What followed was a big picture explanation of the Lowlander faction in ICON: People who live in the blightlands, having been exiled, ousted, or tragically framed. They form loose clans and try to survive in the blightlands and engage with Ruin Beasts, giant insects, and Demons more than other people in Arden Eld do. Monthly events for Lowlanders might be a once in a decade crisis for someone of the Great Six Cultures of Arden Eld. And yet, the Blight these people live in also serves as a defensive barrier that enables them to raid villages and caravans from a safe position. These exiles return to society to take what they have been excluded from.

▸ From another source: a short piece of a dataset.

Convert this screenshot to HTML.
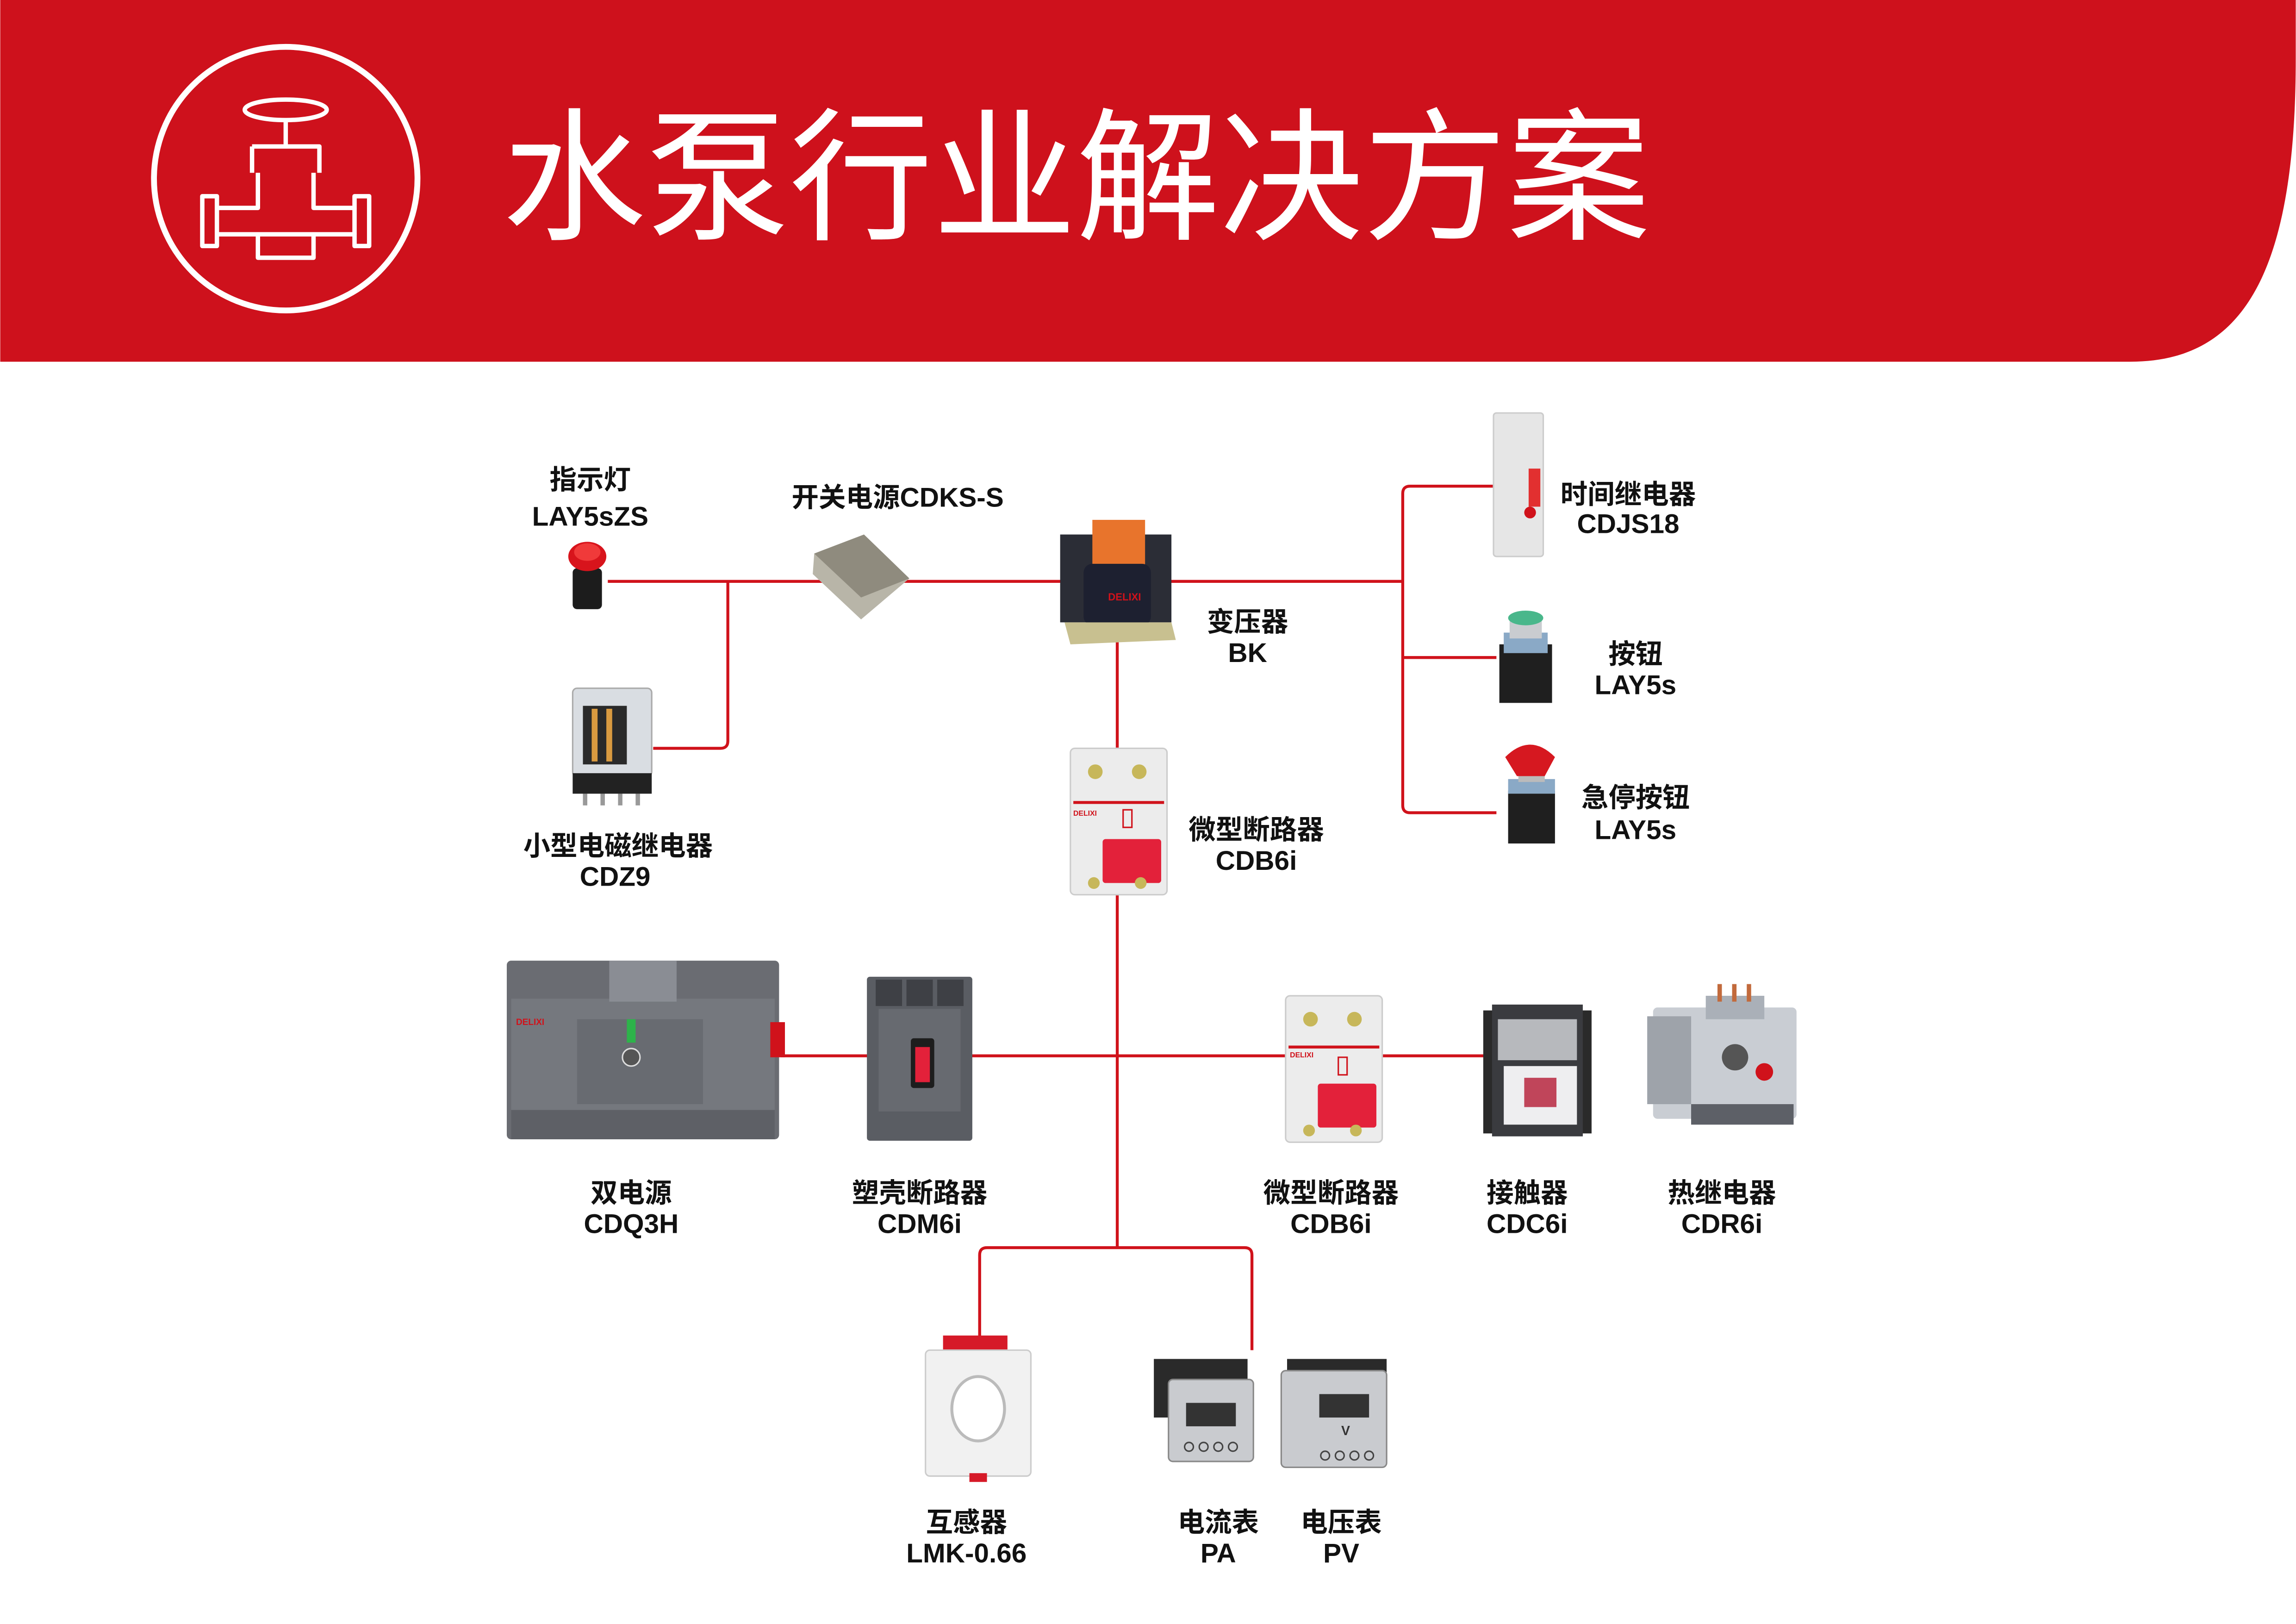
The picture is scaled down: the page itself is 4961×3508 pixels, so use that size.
<!DOCTYPE html>
<html><head><meta charset="utf-8"><style>
html,body{margin:0;padding:0;background:#fff;}
svg{display:block}
text{font-family:"Liberation Sans","Noto Sans CJK SC",sans-serif;font-weight:bold;fill:#111;text-anchor:middle;font-size:18.5px}
</style></head><body>
<svg width="4961" height="3508" viewBox="0 0 1568 1109" xmlns="http://www.w3.org/2000/svg">
<rect width="1568" height="1109" fill="#fff"/>
<!-- header -->
<path d="M0 0 H1568 V40 C1568 190 1530 247 1455 247 H0 Z" fill="#CE111C"/>
<circle cx="195" cy="122" r="90" fill="none" stroke="#fff" stroke-width="4"/>
<g fill="none" stroke="#fff" stroke-width="3" stroke-linejoin="round">
<ellipse cx="195" cy="75" rx="28" ry="7"/>
<line x1="195" y1="82" x2="195" y2="100"/>
<path d="M172 100 H218 V118 M172 100 V118"/>
<path d="M176 118 V142 H148 V134 H138 V168 H148 V160 H176 V176 H214 V160 H242 V168 H252 V134 H242 V142 H214 V118"/>
<path d="M148 142 V160 M242 142 V160 M176 160 H214"/>
</g>
<text x="735" y="156" style="font-size:98px;font-weight:normal;fill:#fff;font-family:'Noto Sans CJK SC',sans-serif">水泵行业解决方案</text>

<!-- connectors -->
<g fill="none" stroke="#D0121B" stroke-width="2">
<line x1="415" y1="397" x2="958" y2="397"/>
<path d="M497 397 V506 Q497 511 492 511 H446"/>
<path d="M1020 332 H963 Q958 332 958 337 V550 Q958 555 963 555 H1022"/>
<line x1="958" y1="449" x2="1022" y2="449"/>
<line x1="763" y1="397" x2="763" y2="852"/>
<line x1="533" y1="721" x2="1018" y2="721"/>
<path d="M669 915 V857 Q669 852 674 852 H850 Q855 852 855 857 V922"/>
</g>

<!-- indicator lamp -->
<rect x="391" y="388" width="20" height="28" rx="3" fill="#1c1c1c"/>
<ellipse cx="401" cy="380" rx="13" ry="10" fill="#d8141c"/>
<ellipse cx="401" cy="377" rx="9" ry="6" fill="#f03a3a"/>
<!-- power supply -->
<polygon points="556,378 590,365 621,395 588,423 555,392" fill="#b8b5a8"/>
<polygon points="556,378 590,365 621,395 588,408" fill="#8f8b7e"/>
<!-- transformer -->
<rect x="724" y="365" width="76" height="60" fill="#2b2d36"/>
<rect x="746" y="355" width="36" height="34" fill="#e8742c"/>
<rect x="740" y="385" width="46" height="42" rx="6" fill="#1d2030"/>
<text x="768" y="410" style="font-size:7px;fill:#d0121b">DELIXI</text>
<polygon points="727,425 800,425 803,437 731,440" fill="#c8c090"/>
<!-- relay CDZ9 -->
<rect x="391" y="470" width="54" height="60" rx="3" fill="#d9dde2" stroke="#aaa" stroke-width="1"/>
<rect x="398" y="482" width="30" height="40" fill="#2a2a2a"/>
<rect x="404" y="484" width="4" height="36" fill="#d99a40"/><rect x="414" y="484" width="4" height="36" fill="#d99a40"/>
<rect x="391" y="528" width="54" height="14" fill="#222"/>
<g fill="#999"><rect x="398" y="542" width="3" height="8"/><rect x="410" y="542" width="3" height="8"/><rect x="422" y="542" width="3" height="8"/><rect x="434" y="542" width="3" height="8"/></g>
<!-- MCB top -->
<g transform="translate(729,511)">
<rect x="2" y="0" width="66" height="100" rx="3" fill="#ececec" stroke="#ccc"/>
<circle cx="19" cy="16" r="5" fill="#c7b75a"/><circle cx="49" cy="16" r="5" fill="#c7b75a"/>
<rect x="4" y="36" width="62" height="2" fill="#d0121b"/>
<text x="12" y="46" style="font-size:5px;fill:#d0121b">DELIXI</text>
<rect x="38" y="42" width="6" height="12" fill="none" stroke="#d0121b"/>
<rect x="24" y="62" width="40" height="30" rx="2" fill="#e3213a"/>
<circle cx="18" cy="92" r="4" fill="#c7b75a"/><circle cx="50" cy="92" r="4" fill="#c7b75a"/>
</g>
<!-- time relay -->
<rect x="1020" y="282" width="34" height="98" rx="2" fill="#e6e6e6" stroke="#ccc"/>
<rect x="1044" y="320" width="8" height="26" fill="#e23030"/>
<circle cx="1045" cy="350" r="4" fill="#d0121b"/>
<!-- green button -->
<rect x="1024" y="440" width="36" height="40" fill="#1f1f1f"/>
<rect x="1027" y="432" width="30" height="14" fill="#8aa9c6"/>
<rect x="1031" y="420" width="22" height="16" fill="#c9ccd0"/>
<ellipse cx="1042" cy="422" rx="12" ry="5" fill="#49b78b"/>
<!-- estop -->
<rect x="1030" y="540" width="32" height="36" fill="#1f1f1f"/>
<rect x="1030" y="532" width="32" height="10" fill="#8aa9c6"/>
<rect x="1037" y="512" width="18" height="22" fill="#bbb"/>
<path d="M1028 517 Q1045 500 1062 517 L1055 530 H1036 Z" fill="#d61820"/>
<!-- dual power -->
<g transform="translate(346,656)">
<rect x="0" y="0" width="186" height="122" rx="3" fill="#6a6c72"/>
<rect x="3" y="26" width="180" height="76" fill="#75787e"/>
<rect x="70" y="0" width="46" height="28" fill="#8a8d94"/>
<rect x="48" y="40" width="86" height="58" fill="#686b71"/>
<rect x="82" y="40" width="6" height="16" fill="#2db34a"/>
<circle cx="85" cy="66" r="6" fill="#555" stroke="#ddd"/>
<rect x="180" y="42" width="10" height="24" fill="#d0121b"/>
<text x="16" y="44" style="font-size:6px;fill:#d0121b">DELIXI</text>
<rect x="3" y="102" width="180" height="20" fill="#5e6066"/>
</g>
<!-- MCCB -->
<g transform="translate(592,667)">
<rect x="0" y="0" width="72" height="112" rx="2" fill="#5a5d63"/>
<rect x="8" y="22" width="56" height="70" fill="#676a70"/>
<rect x="30" y="42" width="16" height="34" rx="2" fill="#1d1d1d"/>
<rect x="33" y="48" width="10" height="24" fill="#e3213a"/>
<g fill="#3e4045"><rect x="6" y="2" width="18" height="18"/><rect x="27" y="2" width="18" height="18"/><rect x="48" y="2" width="18" height="18"/></g>
</g>
<!-- MCB2 -->
<g transform="translate(876,680)">
<rect x="2" y="0" width="66" height="100" rx="3" fill="#ececec" stroke="#ccc"/>
<circle cx="19" cy="16" r="5" fill="#c7b75a"/><circle cx="49" cy="16" r="5" fill="#c7b75a"/>
<rect x="4" y="34" width="62" height="2" fill="#d0121b"/>
<text x="13" y="42" style="font-size:5px;fill:#d0121b">DELIXI</text>
<rect x="38" y="42" width="6" height="12" fill="none" stroke="#d0121b"/>
<rect x="24" y="60" width="40" height="30" rx="2" fill="#e3213a"/>
<circle cx="18" cy="92" r="4" fill="#c7b75a"/><circle cx="50" cy="92" r="4" fill="#c7b75a"/>
</g>
<!-- contactor -->
<g transform="translate(1013,686)">
<rect x="0" y="4" width="74" height="84" fill="#2a2a2a"/>
<rect x="6" y="0" width="62" height="90" fill="#3a3b3f"/>
<rect x="10" y="10" width="54" height="28" fill="#b7b9bd"/>
<rect x="14" y="42" width="50" height="40" fill="#eeeef0"/>
<rect x="28" y="50" width="22" height="20" fill="#c0455a"/>
</g>
<!-- thermal relay -->
<g transform="translate(1125,672)">
<rect x="4" y="16" width="98" height="76" rx="3" fill="#c9cdd3"/>
<rect x="0" y="22" width="30" height="60" fill="#9ea3aa"/>
<rect x="40" y="8" width="40" height="16" fill="#aab0b8"/>
<g fill="#c26a3c"><rect x="48" y="0" width="3" height="12"/><rect x="58" y="0" width="3" height="12"/><rect x="68" y="0" width="3" height="12"/></g>
<circle cx="60" cy="50" r="9" fill="#555"/>
<circle cx="80" cy="60" r="6" fill="#d0121b"/>
<rect x="30" y="82" width="70" height="14" fill="#5d6067"/>
</g>
<!-- CT -->
<g transform="translate(630,912)">
<rect x="14" y="0" width="44" height="12" fill="#d61a28"/>
<rect x="2" y="10" width="72" height="86" rx="3" fill="#f1f1f1" stroke="#ccc"/>
<ellipse cx="38" cy="50" rx="18" ry="22" fill="#fff" stroke="#bbb" stroke-width="2"/>
<rect x="32" y="94" width="12" height="6" fill="#d61a28"/>
</g>
<!-- ammeter -->
<g transform="translate(788,928)">
<rect x="0" y="0" width="64" height="40" fill="#2a2a2a"/>
<rect x="10" y="14" width="58" height="56" rx="3" fill="#c9cbcf" stroke="#888"/>
<rect x="22" y="30" width="34" height="16" fill="#333"/>
<g fill="none" stroke="#444"><circle cx="24" cy="60" r="3"/><circle cx="34" cy="60" r="3"/><circle cx="44" cy="60" r="3"/><circle cx="54" cy="60" r="3"/></g>
</g>
<!-- voltmeter -->
<g transform="translate(875,928)">
<rect x="4" y="0" width="68" height="20" fill="#2a2a2a"/>
<rect x="0" y="8" width="72" height="66" rx="3" fill="#c9cbcf" stroke="#888"/>
<rect x="26" y="24" width="34" height="16" fill="#333"/>
<text x="44" y="52" style="font-size:9px;fill:#333">V</text>
<g fill="none" stroke="#444"><circle cx="30" cy="66" r="3"/><circle cx="40" cy="66" r="3"/><circle cx="50" cy="66" r="3"/><circle cx="60" cy="66" r="3"/></g>
</g>

<!-- labels -->
<text x="403" y="334">指示灯</text><text x="403" y="359">LAY5sZS</text>
<text x="613" y="346">开关电源CDKS-S</text>
<text x="852" y="431">变压器</text><text x="852" y="452">BK</text>
<text x="1112" y="344">时间继电器</text><text x="1112" y="364">CDJS18</text>
<text x="1117" y="453">按钮</text><text x="1117" y="474">LAY5s</text>
<text x="1117" y="551">急停按钮</text><text x="1117" y="573">LAY5s</text>
<text x="858" y="573">微型断路器</text><text x="858" y="594">CDB6i</text>
<text x="422" y="584">小型电磁继电器</text><text x="420" y="605">CDZ9</text>
<text x="431" y="821">双电源</text><text x="431" y="842">CDQ3H</text>
<text x="628" y="821">塑壳断路器</text><text x="628" y="842">CDM6i</text>
<text x="909" y="821">微型断路器</text><text x="909" y="842">CDB6i</text>
<text x="1043" y="821">接触器</text><text x="1043" y="842">CDC6i</text>
<text x="1176" y="821">热继电器</text><text x="1176" y="842">CDR6i</text>
<text x="660" y="1046">互感器</text><text x="660" y="1067">LMK-0.66</text>
<text x="832" y="1046">电流表</text><text x="832" y="1067">PA</text>
<text x="916" y="1046">电压表</text><text x="916" y="1067">PV</text>
</svg>
</body></html>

And in this game, they now they hold the Arkenruins to be most sacred. Not to be raided or stolen from. They have claimed them as symbol of society and symbol only. There is no material or historical analysis being made. The Arkenruins are like a commodity fetish in this way, and the Envoys are producing a layer of projected symbology over the Arkenruins because they are making meaning. There is not questioning of how the Arkenruins came to be, or what these strange Relict are doing inside.
So, the players are mulling over this tricky roleplay premise. How do you negotiate access to the shrine? They ask some questions and then Jiji-Ki presents one for the players. "Why are you here? What do you seek?"
Thank god ICON had me ask these questions when they first entered the Dungeon. I threw up their original answers in the discord channel and they gave Jiji-Ki the rundown. The players wanted to slay the demon nesting in the shrine and do something to convince the Imperials to pull their attention away from both this Arkenruin and the nearby village of Sutea. Jiji-Ki couldn't give less of a shit about the Demon, which really rankles our career Demonslayer who has lived in the pipe-depths of Tornstadt working to stop daily demon incursions. Jiji-Ki also shares that he had a dream that he would come here to stop and adversary, protected by scores of people praying under a mechanical arm that swung a massive thurible emitting dust. This was a vision of the apparatus that protects Bantia of the Guild of Saints.
It's a standstill, until Mazo-an produces something from a pocket and begins thumbing something from a gloved fist into an open palm. It's too dark to see what is being moved around. "Jiji-Ki, they could take the oath."
"Do not take dust or arkentech from the Arkenruin. Do not disturb those who live in the Arkenruin. That is the basic premise of the oath. Agree to that and we would permit you to enter."
And my players haven't stopped talking about how cool that was since thursday! I shouldn't need to go over what the popular mode of "dungeon engagement" is in ttrpgs, or that often a dungeon is just an aesthetic backdrop to whoever owns or controls it, but I have really enjoyed taking an approach to ICON where a faction must be actively trying to exert power over these Arkenruins that the game revolves around.